Base notes for the arpeggiator

Crucially, these are legato, with no spaces between them. We can put spaces in later, but to get our ears around what the arpeggiators do, we’ll tighten the gaps.

Copy your notes to other tracks and use multiple arpeggiators

We’ll copy these exact same notes onto new MIDI tracks. We won’t use these yet, but we’ll add other MIDI effects onto them to build out a song in different ways from the same notes.

Copy notes to a new track

Programming arpeggiators

This is the meat of what we’re going to do. Load an Arpeggiator device onto our original pluck channel, and it will start chewing up the original notes and outputting a more complex arpeggiator pattern. We can set the speed of these repeats using the Rate parameter.

Adjust the arpeggiator rate

To start introducing other notes, we set the scale we’re working in. In this case, that’s the simple C minor. In Ableton’s arpeggiator plugin, we also increase the number of Steps in the pattern, creating more notes and more flavor, but all within the original key of C minor.

Set the arp scale

Adding Chords

Next we turn to one of our other MIDI tracks, and we load a more sustained patch from a new synth on that channel.

Using the Chord device in Ableton (if you’re working in Logic Pro or another DAW it will have something similar), we start layering the notes of our original MIDI, this time adding notes at +7 semitones (a fifth) and +12 semitones (an octave).

Ableton chord device

You can see in the image above that we also reduced the relative strengths of these notes, keeping our root notes (as defined by our original MIDI notes) stronger than these on top (at 0.79 and 0.69 strength).

When you’re in a certain musical key, you may not be able to use the same chord each time. That’s why we’ve kept our chord notes to a nice, neutral +7 and +12 – these intervals don’t have any minor or major character, and can fit with both.

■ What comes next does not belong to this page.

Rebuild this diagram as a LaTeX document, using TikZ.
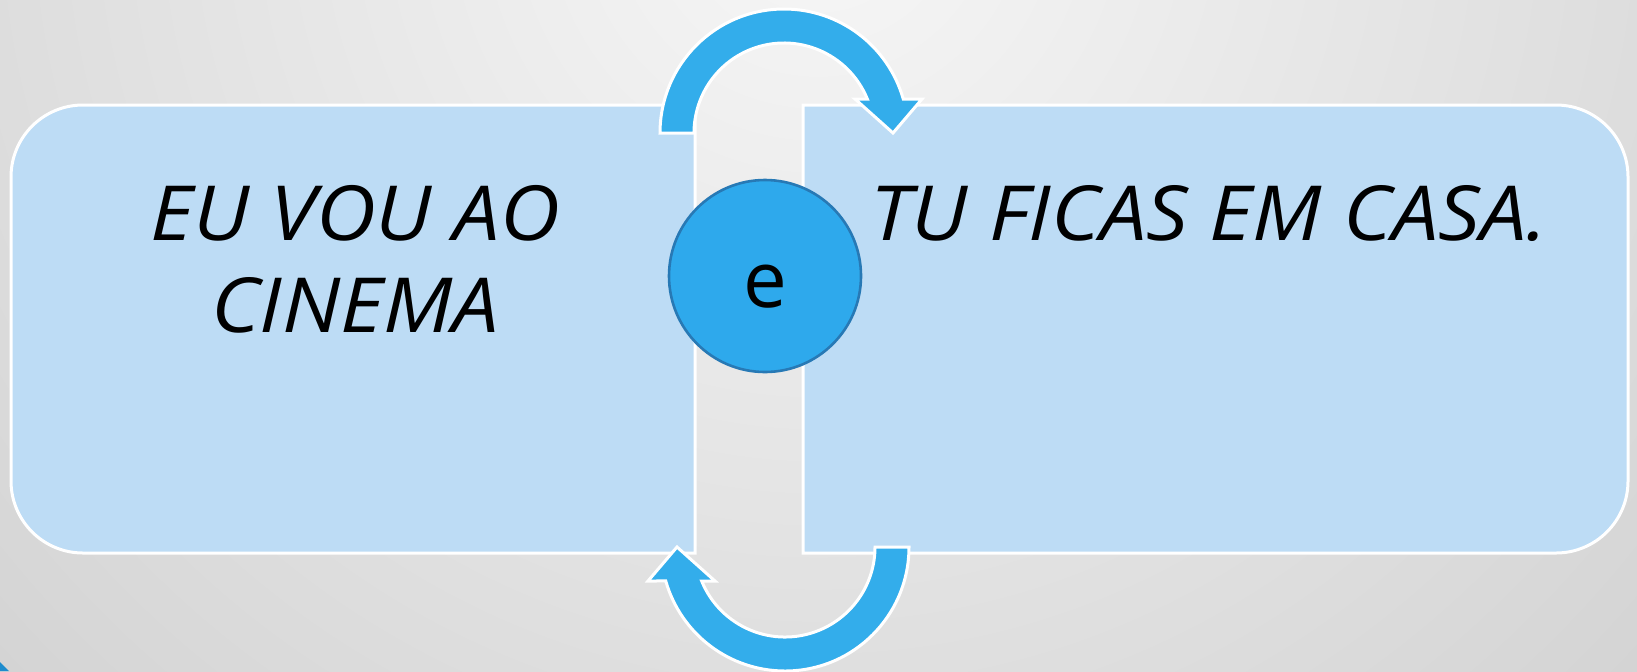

TIP: If you want to work with major or minor chords, you can insert a Scale device after the Chord device, conforming the notes to your chosen scale.

Chord coupled with scale devices

Other MIDI devices

How about a Random module? That’s Ableton Live’s way of helping you add random influence on the notes that are generated. If there’s a Scale module placed either before or after the Random module – depending on whether you’re messing with note timing or pitch – then you can make the DAW improvise note choice, almost like generating melodies.

Randomisation plugin

You may notice that in the example above, we’ve removed some of the notes from our Scale device. This means that when the Random device selects a note that’s not in our intended scale, instead of being corrected, it will simply be unplayed. This is another great way to put gaps – aka Rests – in your melody lines.

Use Double-stacked arpeggiators

In the video at the top, Sian shows us how using double-stacked arpeggiators (one arpeggiator running into another) can take the experience further, moving you even more distantly from the notes you started with, into sheer creative inspiration territory. Give it a go and have fun with it!

More fun with MIDI devices

With selections like Scale, Randomness, Velocity and so forth, it really is possible to create an entire tune from single notes. That doesn’t mean it’ll be easy, but the logic and thinking required for coming up with something new from nothing will certainly make you program in a different way, and come up with something new when inspiration isn’t flowing.

Different DAWs have different takes on the subject of MIDI devices. You’ll find arpeggiators, double arpeggiators, scale and chord devices, note repeats and echoes, randomness modules and way more across the world of workstations. Some will even be able to ‘print’ your generated notes back to your piano roll for later re-use.

So play around with the tools in your DAW and the techniques we’ve talked about and have fun coming up with something completely new.